Landmark school funding bill back on track

Three months after stalling in the state Senate, a bill to reform Ohio’s K-12 school funding system is back in legislative hearings in hopes that it will be approved by June when the state’s two-year budget will be passed.

The bill, referred to for the past two years as the Fair School Funding Plan, aims to solve problems that have lingered for 20-plus years since the state funding formula was ruled unconstitutional.

The plan starts with a new calculation of the “base cost” it takes to educate a student, then uses a mix of communities’ property wealth and income wealth to determine local funding. If fully funded after a multi-year phase-in, the plan would call for a $2 billion per year increase in state funding for K-12 schools.

The plan, House Bill 1, has had multiple hearings before the House Finance Subcommittee on Primary and Secondary Education in the past two weeks. Agencies representing Ohio’s school boards, superintendents, school treasurers and teachers have already testified in support of the plan.

Scott DiMauro, president of the Ohio Education Association, representing teachers, said this spring is an urgent time in education and called HB 1 “the best hope for structural change” in school funding.
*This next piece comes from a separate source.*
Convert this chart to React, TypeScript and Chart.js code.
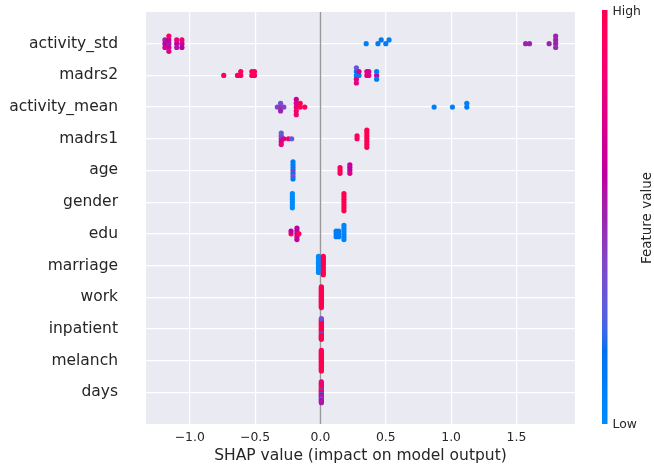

Kevin Miller, director of governmental relations for the Buckeye Association of School Administrators, testified to the House Finance Subcommittee that even when Ohio had a school funding formula in past years, it was a patchwork system “with no objective analysis of what it costs to educate these students.”

“The Fair School Funding Plan provides a rational, transparent approach for determining both the cost of educating students and how the funding of education is shared between the state and local taxpayers,” Miller said.

Other groups, some representing charter schools and business groups, have expressed mixed feelings. Lisa Gray, president of the Ohio Excels business/education group, told legislators that several pieces of the formula are good, but the cost of some parts of the plan are either unknown or subject to rapid inflation that the state may not be able to afford.

Multiple charter school officials testified that the bill may increase their funding slightly, but that their funding gap with district schools would get even bigger. Dave Taylor, superintendent of the DECA charter schools in Dayton, said the bill’s elimination of the Quality Community School Support program, for high-achieving charter schools, would be especially painful.

“This bill, which appears to be the comprehensive culmination of years of effort to provide K-12 schools with the resources they need, fails to put children who attend community schools on equal footing with those who attend traditional schools,” Taylor told legislators.

In December, the Fair School Funding Plan passed unanimously in the Ohio House. Rep. Bob Cupp, now Speaker of the House, was one of the two legislators who originally launched the plan.

But several state senators said there needs to be more study on the costs of the plan, especially given financial pressures facing the state in the wake of the COVID-19 pandemic.